The National Audit Office (NAO) has today criticised the government for its use of two different approaches for measuring UK greenhouse gas emissions, claiming that one of the metrics used contradicts government claims that emissions have fallen.
In a new report into the measurement and reporting of UK greenhouse gas emissions, the NAO claims that there is "insufficient consistency and coordination" in the government's measurements and warns that emissions may be 12 per cent higher than officially stated.
Using its most widely quoted metric, UK climate change emissions have fallen over 16 per cent since 1990 to 656m tonnes of CO2 in 2005 putting the economy on course to comfortably exceed its Kyoto imposed emissions target.
But the NAO report found that according to alternative government figures emissions which include emissions from aviation and shipping UK CO2 emissions in 2005 in fact stood at around 733m tonnes.

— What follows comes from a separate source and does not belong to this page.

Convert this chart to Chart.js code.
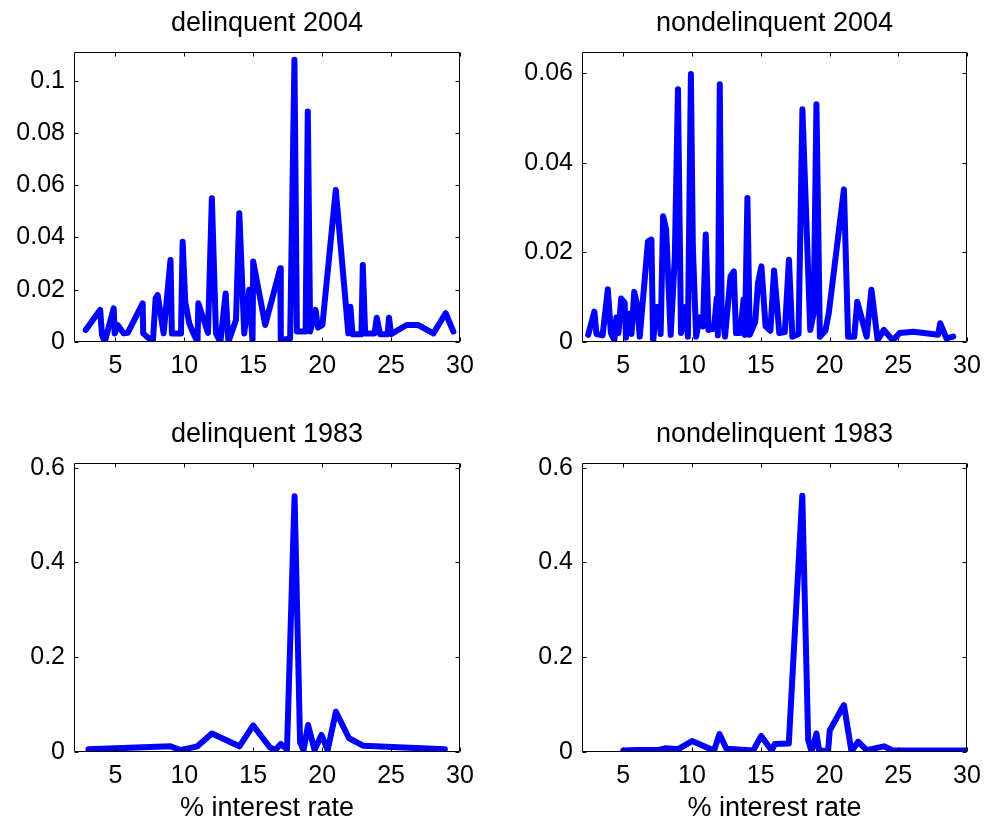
<!DOCTYPE html>
<html>
<head>
<meta charset="utf-8">
<title>Interest rate distributions</title>
<script src="https://cdn.jsdelivr.net/npm/chart.js@4.4.1/dist/chart.umd.min.js"></script>
<style>
  html, body { margin: 0; padding: 0; background: #fff; overflow: hidden; }
  #fig { position: relative; width: 990px; height: 827px; }
  #fig canvas { position: absolute; }
</style>
</head>
<body>
<div id="fig">
  <canvas id="del04" width="495" height="412" style="left:0;top:0"></canvas>
  <canvas id="non04" width="495" height="412" style="left:495px;top:0"></canvas>
  <canvas id="del83" width="495" height="415" style="left:0;top:412px"></canvas>
  <canvas id="non83" width="495" height="415" style="left:495px;top:412px"></canvas>
</div>
<script>
// tick labels
const xTicks = [5, 10, 15, 20, 25, 30];
const yTicks04del = [0, 0.02, 0.04, 0.06, 0.08, 0.1];
const yTicks04non = [0, 0.02, 0.04, 0.06];
const yTicks83 = [0, 0.2, 0.4, 0.6];

// delinquent 2004
const del04Rate = [2.85, 3.9, 4.03, 4.23, 4.88, 4.95, 5.17, 5.6, 5.9, 6.98, 7.02, 7.72, 7.92, 8.07, 8.5,
  9.0, 9.1, 9.76, 9.88, 10.07, 10.36, 10.6, 10.96, 11.02, 11.72, 12.0, 12.3, 12.62, 13.0, 13.2, 13.75,
  13.99, 14.35, 14.71, 14.95, 15.0, 15.87, 16.96, 17.0, 17.68, 17.99, 18.17, 18.8, 18.96, 19.13, 19.52,
  19.7, 20.02, 20.99, 21.9, 22.05, 22.2, 22.85, 22.95, 23.12, 23.8, 23.96, 24.2, 24.75, 24.85, 25.0,
  26.13, 26.98, 28.07, 28.96, 29.52];
const del04Prob = [0.0046, 0.0123, 0.0027, 0.0, 0.0129, 0.0033, 0.0065, 0.0033, 0.0035, 0.0148, 0.0033, 0.0, 0.0167, 0.018, 0.0033,
  0.0314, 0.0033, 0.0033, 0.0384, 0.0154, 0.0072, 0.004, 0.0, 0.0148, 0.0035, 0.055, 0.0033, 0.0, 0.0186, 0.0, 0.0084,
  0.0493, 0.0033, 0.02, 0.0, 0.0308, 0.0065, 0.0282, 0.0007, 0.0014, 0.108, 0.004, 0.004, 0.0882, 0.004, 0.0123,
  0.0055, 0.0065, 0.0582, 0.0033, 0.0135, 0.003, 0.003, 0.0295, 0.0033, 0.0033, 0.0093, 0.003, 0.003, 0.0093, 0.003,
  0.0065, 0.0065, 0.0033, 0.011, 0.004];

// nondelinquent 2004
const non04Rate = [2.45, 2.9, 3.05, 3.5, 3.88, 4.1, 4.35, 4.5, 4.65, 4.85, 5.1, 5.2, 5.42, 5.6, 5.8, 6.0, 6.2,
  6.8, 7.05, 7.17, 7.4, 7.6, 7.72, 7.9, 8.12, 8.45, 8.75, 8.98, 9.2, 9.5, 9.7, 9.92, 10.06, 10.3, 10.55,
  10.8, 11.0, 11.2, 11.6, 11.8, 11.88, 12.02, 12.15, 12.4, 12.6, 12.8, 13.04, 13.2, 13.5, 13.75, 13.85,
  14.03, 14.2, 14.6, 14.8, 15.05, 15.35, 15.7, 15.97, 16.35, 16.75, 17.05, 17.3, 17.75, 18.03, 18.6,
  18.85, 19.05, 19.3, 19.7, 19.95, 21.05, 21.35, 21.8, 22.02, 22.7, 23.05, 23.5, 23.95, 24.6, 25.1,
  26.1, 27.9, 28.05, 28.5, 29.0];
const non04Prob = [0.0016, 0.0068, 0.0018, 0.0015, 0.0118, 0.002, 0.0004, 0.0055, 0.002, 0.0097, 0.0088, 0.001, 0.0063, 0.0018, 0.0112, 0.0085, 0.0012,
  0.0225, 0.0229, 0.0, 0.0078, 0.0078, 0.0018, 0.0281, 0.0251, 0.0016, 0.019, 0.0565, 0.002, 0.0078, 0.0012, 0.0599, 0.0214, 0.0012, 0.0055,
  0.0035, 0.024, 0.0027, 0.003, 0.0098, 0.0015, 0.0576, 0.0078, 0.0012, 0.0078, 0.0146, 0.0158, 0.002, 0.002, 0.0095, 0.0016,
  0.0322, 0.0016, 0.0045, 0.0132, 0.0169, 0.0035, 0.0025, 0.016, 0.002, 0.0022, 0.0184, 0.0012, 0.0018, 0.052, 0.0027,
  0.0065, 0.0531, 0.0012, 0.0025, 0.0065, 0.0341, 0.0012, 0.0012, 0.009, 0.0012, 0.0117, 0.0004, 0.0027, 0.0004, 0.002,
  0.0023, 0.0016, 0.0042, 0.0008, 0.0012];

// delinquent 1983
const del83Rate = [3.05, 9.0, 9.7, 10.95, 12.0, 14.0, 15.0, 16.2, 16.6, 17.0, 17.45, 18.0, 18.4, 18.65,
  18.98, 19.45, 19.95, 20.4, 21.0, 21.95, 23.0, 28.9];
const del83Prob = [0.0057, 0.012, 0.004, 0.012, 0.039, 0.012, 0.056, 0.010, 0.004, 0.017, 0.005, 0.54, 0.02, 0.004,
  0.057, 0.004, 0.036, 0.004, 0.085, 0.029, 0.013, 0.0057];

// nondelinquent 1983
const non83Rate = [5.0, 6.0, 7.0, 7.5, 8.1, 9.0, 10.0, 11.6, 12.0, 12.5, 14.45, 15.03, 15.8, 16.02, 17.04,
  18.02, 18.45, 18.7, 19.05, 19.25, 19.9, 20.02, 21.05, 21.6, 22.08, 22.7, 23.95, 24.6, 30.0];
const non83Prob = [0.003, 0.004, 0.004, 0.004, 0.008, 0.006, 0.023, 0.003, 0.038, 0.007, 0.003, 0.034, 0.003, 0.017, 0.018,
  0.541, 0.025, 0.001, 0.039, 0.002, 0.003, 0.046, 0.099, 0.001, 0.022, 0.004, 0.012, 0.003, 0.003];

const FONT = "'Liberation Sans', Arial, Helvetica, sans-serif";

// matlab style box with inward ticks on all four sides
const boxTicks = {
  id: 'boxTicks',
  afterDatasetsDraw(chart) {
    const { ctx, chartArea: a, scales: { x, y } } = chart;
    const L = Math.round(a.left) + 0.5, R = Math.round(a.right) - 0.5;
    const T = Math.round(a.top) + 0.5, B = Math.round(a.bottom) - 0.5;
    const len = 4;
    ctx.save();
    ctx.strokeStyle = '#000';
    ctx.lineWidth = 1;
    ctx.beginPath();
    ctx.rect(L, T, R - L, B - T);
    x.ticks.forEach(t => {
      const px = Math.round(x.getPixelForValue(t.value)) + 0.5;
      ctx.moveTo(px, B); ctx.lineTo(px, B - len);
      ctx.moveTo(px, T); ctx.lineTo(px, T + len);
    });
    y.ticks.forEach(t => {
      const py = Math.round(y.getPixelForValue(t.value)) + 0.5;
      ctx.moveTo(L, py); ctx.lineTo(L + len, py);
      ctx.moveTo(R, py); ctx.lineTo(R - len, py);
    });
    ctx.stroke();
    ctx.restore();
  }
};

function panel(id, title, rates, probs, yMax, yTicks, lay) {
  new Chart(document.getElementById(id), {
    type: 'line',
    data: {
      datasets: [{
        data: rates.map((r, i) => ({ x: r, y: probs[i] })),
        borderColor: '#0000ff',
        borderWidth: 6,
        pointRadius: 0,
        tension: 0,
        borderJoinStyle: 'round',
        borderCapStyle: 'round',
        clip: 0
      }]
    },
    options: {
      responsive: false,
      animation: false,
      events: [],
      layout: { padding: { left: 0, right: lay.right, top: 0, bottom: 0 } },
      plugins: {
        legend: { display: false },
        tooltip: { enabled: false },
        title: {
          display: true, text: title, fullSize: false, color: '#000',
          font: { family: FONT, size: 27, weight: 'normal' },
          padding: { top: lay.tTop, bottom: lay.tBottom }
        }
      },
      scales: {
        x: {
          type: 'linear', min: 2, max: 30,
          grid: { display: false, drawTicks: false },
          border: { display: false },
          ticks: { color: '#000', font: { family: FONT, size: 25 }, padding: 9, maxRotation: 0, autoSkip: false },
          afterBuildTicks: s => { s.ticks = xTicks.map(v => ({ value: v })); },
          afterFit: s => { s.height = lay.xh; },
          title: {
            display: !!lay.xlabel, text: lay.xlabel || '', color: '#000',
            font: { family: FONT, size: 27 }, padding: { top: 0, bottom: 2 }
          }
        },
        y: {
          type: 'linear', min: 0, max: yMax,
          grid: { display: false, drawTicks: false },
          border: { display: false },
          ticks: { color: '#000', font: { family: FONT, size: 25 }, padding: 9, callback: v => String(+v.toFixed(4)) },
          afterBuildTicks: s => { s.ticks = yTicks.map(v => ({ value: v })); },
          afterFit: s => { s.width = lay.yw; }
        }
      }
    },
    plugins: [boxTicks]
  });
}

panel('del04', 'delinquent 2004', del04Rate, del04Prob, 0.111, yTicks04del,
  { yw: 74, right: 35, xh: 70, tTop: 7, tBottom: 12.6 });
panel('non04', 'nondelinquent 2004', non04Rate, non04Prob, 0.0648, yTicks04non,
  { yw: 87, right: 23, xh: 70, tTop: 7, tBottom: 12.6 });
panel('del83', 'delinquent 1983', del83Rate, del83Prob, 0.61, yTicks83,
  { yw: 74, right: 35, xh: 75, tTop: 6, tBottom: 12.6, xlabel: '% interest rate' });
panel('non83', 'nondelinquent 1983', non83Rate, non83Prob, 0.61, yTicks83,
  { yw: 87, right: 23, xh: 75, tTop: 6, tBottom: 12.6, xlabel: '% interest rate' });
</script>
</body>
</html>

"There are two different bases on which the government reports emissions: that required for the UN, and the environmental accounts prepared for the Office of National Statistics ... [which are] more comprehensive as they include aviation and shipping emissions," the report explained. "They present UK progress in reducing emissions in a markedly different light."
The report found that the presence of two separate metrics had given government departments "considerable scope" for "aggregating and presenting data in different ways", allowing them to use different figures for different purposes.
The 40 page report will further fuel accusations from environmental groups that the government is fiddling emissions figures by failing to include emissions from aviation and shipping.
The government has sought to tackle concerns about the accuracy of emissions reporting and has instructed its new climate change committee to investigate whether emissions from international aviation and shipping should be included in official emissions reduction targets.
Quoted in The Guardian newspaper, Conservative shadow environment secretary Peter Ainsworth insisted there was an urgent need for a more credible approach to emissions reporting. "This report raises profound questions about the credibility of the government's approach to reducing carbon emissions," he said. "In the absence of reliable and honest reporting the results could be potentially disastrous."